GroupByKey is a reduction operation, analogous to the Shuffle phrase in mapreduce. It has the signature: PTable<K,V> -> PTable<K, Collection<V>>

2.3.2.3. Combine

Combine is a transform to reduce a collections of elements. The combining function has to be commutative and associative to enable optimizaiton.

2.3.3. Optimization

FlumeJava optimizer transforms an execution plan into an optimized through a series of independent graph transformation.

ParallelDo Fusion:: separate parallelDo f and g are replaced by a single \(g \circ f\)

Combiner Lift: Input elements are combined per key and window before they are shuffled

3. Stream Processing

3.1. MillWheel

MillWheel (Akidau et al., 2013)3

  • latency reduction
  • unbounded data
  • correctedness
  • out-of-order processing

4. Reference

  • [1] Docker Deep Dive: Zero to Docker in a single book

  1. Jeffrey Dean and Sanjay Ghemawat. 2008. MapReduce: Simplified data processing on large clusters. Communications of the ACM, 51(1):107–113. 

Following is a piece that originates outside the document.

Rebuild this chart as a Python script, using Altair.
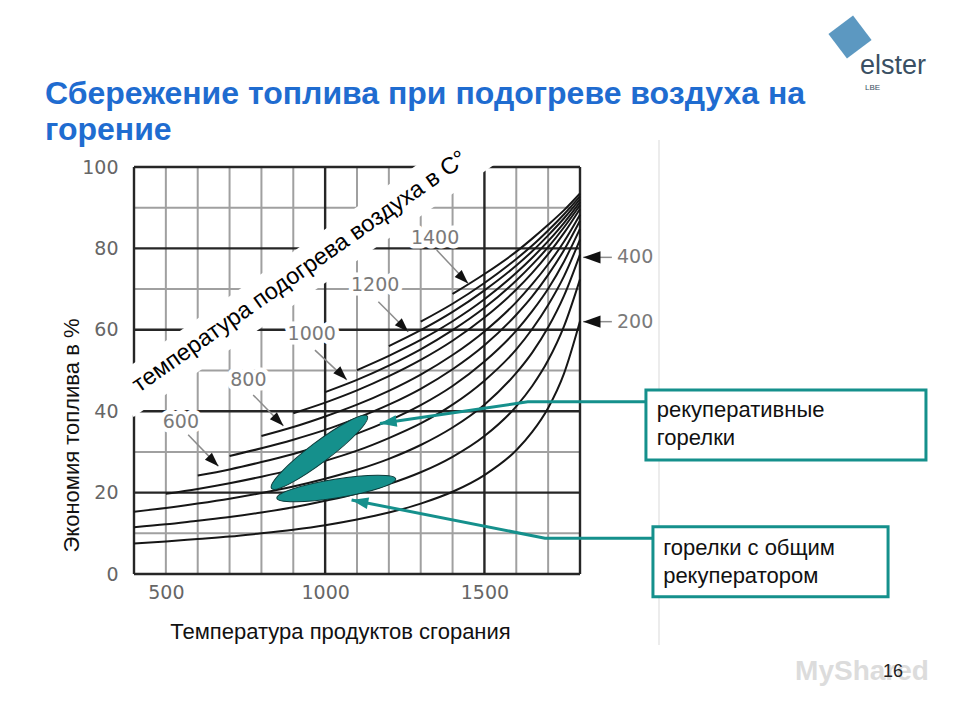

  2. Craig Chambers, Ashish Raniwala, Frances Perry, Stephen Adams, Robert R Henry, Robert Bradshaw, and Nathan Weizenbaum. 2010. FlumeJava: Easy, efficient data-parallel pipelines. ACM Sigplan Notices, 45(6):363–375. 

  3. Tyler Akidau, Alex Balikov, Kaya Bekiroğlu, Slava Chernyak, Josh Haberman, Reuven Lax, Sam McVeety, Daniel Mills, Paul Nordstrom, and Sam Whittle. 2013. Millwheel: Fault-tolerant stream processing at internet scale. Proceedings of the VLDB Endowment, 6(11):1033–1044.